#### Problem to work on
Transcribe the lines below verbatim, skipping the images.

#### Information shown

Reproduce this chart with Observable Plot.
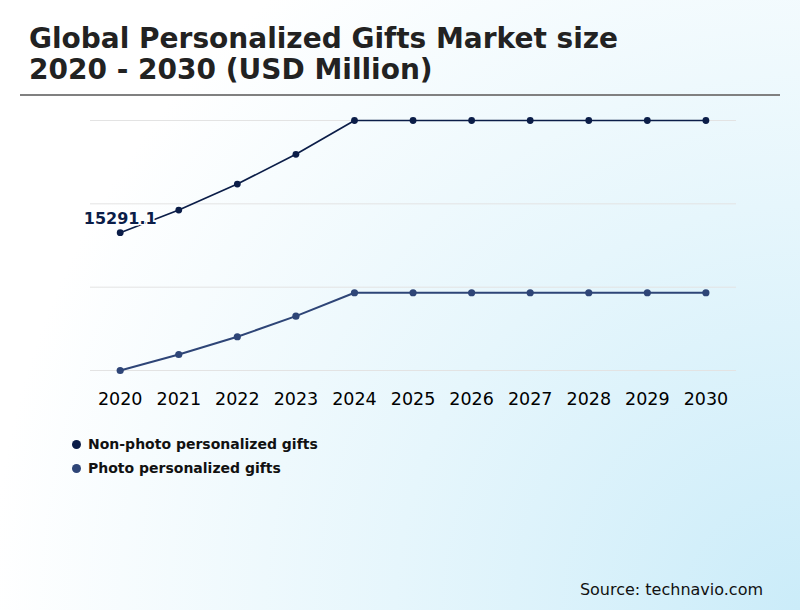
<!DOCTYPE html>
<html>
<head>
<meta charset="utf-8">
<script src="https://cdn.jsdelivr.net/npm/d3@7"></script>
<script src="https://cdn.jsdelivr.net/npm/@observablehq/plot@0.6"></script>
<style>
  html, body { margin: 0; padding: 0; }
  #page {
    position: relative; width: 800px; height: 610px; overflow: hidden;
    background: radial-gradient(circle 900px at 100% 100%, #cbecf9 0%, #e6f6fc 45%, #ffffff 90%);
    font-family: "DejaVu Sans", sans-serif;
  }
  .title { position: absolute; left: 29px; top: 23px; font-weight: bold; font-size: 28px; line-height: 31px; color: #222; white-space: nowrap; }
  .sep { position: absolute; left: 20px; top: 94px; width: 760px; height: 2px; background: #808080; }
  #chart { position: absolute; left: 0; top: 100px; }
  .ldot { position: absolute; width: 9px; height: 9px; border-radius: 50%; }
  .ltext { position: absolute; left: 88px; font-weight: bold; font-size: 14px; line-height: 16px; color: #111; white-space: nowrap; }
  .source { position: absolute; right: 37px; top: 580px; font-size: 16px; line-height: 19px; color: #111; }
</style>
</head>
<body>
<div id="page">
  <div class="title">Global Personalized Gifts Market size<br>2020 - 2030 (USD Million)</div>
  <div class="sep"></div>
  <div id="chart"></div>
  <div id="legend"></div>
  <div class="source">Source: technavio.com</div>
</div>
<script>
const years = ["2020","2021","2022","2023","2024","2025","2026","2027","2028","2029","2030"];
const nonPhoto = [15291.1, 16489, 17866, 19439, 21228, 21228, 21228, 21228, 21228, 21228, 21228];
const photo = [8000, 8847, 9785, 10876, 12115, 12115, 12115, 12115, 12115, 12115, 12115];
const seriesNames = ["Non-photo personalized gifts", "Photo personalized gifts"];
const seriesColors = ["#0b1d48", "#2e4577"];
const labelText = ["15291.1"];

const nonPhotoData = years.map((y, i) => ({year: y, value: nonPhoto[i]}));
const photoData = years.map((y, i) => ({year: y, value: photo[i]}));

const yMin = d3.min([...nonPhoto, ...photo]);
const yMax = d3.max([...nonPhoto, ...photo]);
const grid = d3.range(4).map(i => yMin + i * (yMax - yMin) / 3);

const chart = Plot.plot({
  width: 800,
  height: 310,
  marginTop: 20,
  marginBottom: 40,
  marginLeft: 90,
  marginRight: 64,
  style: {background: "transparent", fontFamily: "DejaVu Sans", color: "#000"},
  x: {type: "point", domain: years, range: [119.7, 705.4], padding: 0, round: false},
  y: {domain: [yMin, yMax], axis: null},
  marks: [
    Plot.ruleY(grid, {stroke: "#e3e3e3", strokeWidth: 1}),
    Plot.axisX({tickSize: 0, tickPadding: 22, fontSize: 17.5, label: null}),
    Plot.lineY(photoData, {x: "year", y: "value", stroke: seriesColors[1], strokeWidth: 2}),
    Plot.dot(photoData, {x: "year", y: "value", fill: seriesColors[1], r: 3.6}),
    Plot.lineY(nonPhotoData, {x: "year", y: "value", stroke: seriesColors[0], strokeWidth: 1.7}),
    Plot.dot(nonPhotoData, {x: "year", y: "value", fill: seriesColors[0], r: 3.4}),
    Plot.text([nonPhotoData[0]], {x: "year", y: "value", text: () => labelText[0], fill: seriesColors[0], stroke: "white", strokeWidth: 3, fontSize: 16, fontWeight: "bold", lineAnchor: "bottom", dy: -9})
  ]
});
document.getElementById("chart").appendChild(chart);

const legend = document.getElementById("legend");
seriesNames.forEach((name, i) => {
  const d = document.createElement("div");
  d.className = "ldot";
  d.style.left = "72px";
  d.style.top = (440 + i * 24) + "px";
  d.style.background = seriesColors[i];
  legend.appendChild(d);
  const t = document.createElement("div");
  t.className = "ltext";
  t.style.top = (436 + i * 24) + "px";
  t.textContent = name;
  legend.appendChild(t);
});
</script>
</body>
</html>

#### Exercise output
Reproduce this chart with Observable Plot.
<!DOCTYPE html>
<html>
<head>
<meta charset="utf-8">
<script src="https://cdn.jsdelivr.net/npm/d3@7"></script>
<script src="https://cdn.jsdelivr.net/npm/@observablehq/plot@0.6"></script>
<style>
  html, body { margin: 0; padding: 0; }
  #page {
    position: relative; width: 800px; height: 610px; overflow: hidden;
    background: radial-gradient(circle 900px at 100% 100%, #cbecf9 0%, #e6f6fc 45%, #ffffff 90%);
    font-family: "DejaVu Sans", sans-serif;
  }
  .title { position: absolute; left: 29px; top: 23px; font-weight: bold; font-size: 28px; line-height: 31px; color: #222; white-space: nowrap; }
  .sep { position: absolute; left: 20px; top: 94px; width: 760px; height: 2px; background: #808080; }
  #chart { position: absolute; left: 0; top: 100px; }
  .ldot { position: absolute; width: 9px; height: 9px; border-radius: 50%; }
  .ltext { position: absolute; left: 88px; font-weight: bold; font-size: 14px; line-height: 16px; color: #111; white-space: nowrap; }
  .source { position: absolute; right: 37px; top: 580px; font-size: 16px; line-height: 19px; color: #111; }
</style>
</head>
<body>
<div id="page">
  <div class="title">Global Personalized Gifts Market size<br>2020 - 2030 (USD Million)</div>
  <div class="sep"></div>
  <div id="chart"></div>
  <div id="legend"></div>
  <div class="source">Source: technavio.com</div>
</div>
<script>
const years = ["2020","2021","2022","2023","2024","2025","2026","2027","2028","2029","2030"];
const nonPhoto = [15291.1, 16489, 17866, 19439, 21228, 21228, 21228, 21228, 21228, 21228, 21228];
const photo = [8000, 8847, 9785, 10876, 12115, 12115, 12115, 12115, 12115, 12115, 12115];
const seriesNames = ["Non-photo personalized gifts", "Photo personalized gifts"];
const seriesColors = ["#0b1d48", "#2e4577"];
const labelText = ["15291.1"];

const nonPhotoData = years.map((y, i) => ({year: y, value: nonPhoto[i]}));
const photoData = years.map((y, i) => ({year: y, value: photo[i]}));

const yMin = d3.min([...nonPhoto, ...photo]);
const yMax = d3.max([...nonPhoto, ...photo]);
const grid = d3.range(4).map(i => yMin + i * (yMax - yMin) / 3);

const chart = Plot.plot({
  width: 800,
  height: 310,
  marginTop: 20,
  marginBottom: 40,
  marginLeft: 90,
  marginRight: 64,
  style: {background: "transparent", fontFamily: "DejaVu Sans", color: "#000"},
  x: {type: "point", domain: years, range: [119.7, 705.4], padding: 0, round: false},
  y: {domain: [yMin, yMax], axis: null},
  marks: [
    Plot.ruleY(grid, {stroke: "#e3e3e3", strokeWidth: 1}),
    Plot.axisX({tickSize: 0, tickPadding: 22, fontSize: 17.5, label: null}),
    Plot.lineY(photoData, {x: "year", y: "value", stroke: seriesColors[1], strokeWidth: 2}),
    Plot.dot(photoData, {x: "year", y: "value", fill: seriesColors[1], r: 3.6}),
    Plot.lineY(nonPhotoData, {x: "year", y: "value", stroke: seriesColors[0], strokeWidth: 1.7}),
    Plot.dot(nonPhotoData, {x: "year", y: "value", fill: seriesColors[0], r: 3.4}),
    Plot.text([nonPhotoData[0]], {x: "year", y: "value", text: () => labelText[0], fill: seriesColors[0], stroke: "white", strokeWidth: 3, fontSize: 16, fontWeight: "bold", lineAnchor: "bottom", dy: -9})
  ]
});
document.getElementById("chart").appendChild(chart);

const legend = document.getElementById("legend");
seriesNames.forEach((name, i) => {
  const d = document.createElement("div");
  d.className = "ldot";
  d.style.left = "72px";
  d.style.top = (440 + i * 24) + "px";
  d.style.background = seriesColors[i];
  legend.appendChild(d);
  const t = document.createElement("div");
  t.className = "ltext";
  t.style.top = (436 + i * 24) + "px";
  t.textContent = name;
  legend.appendChild(t);
});
</script>
</body>
</html>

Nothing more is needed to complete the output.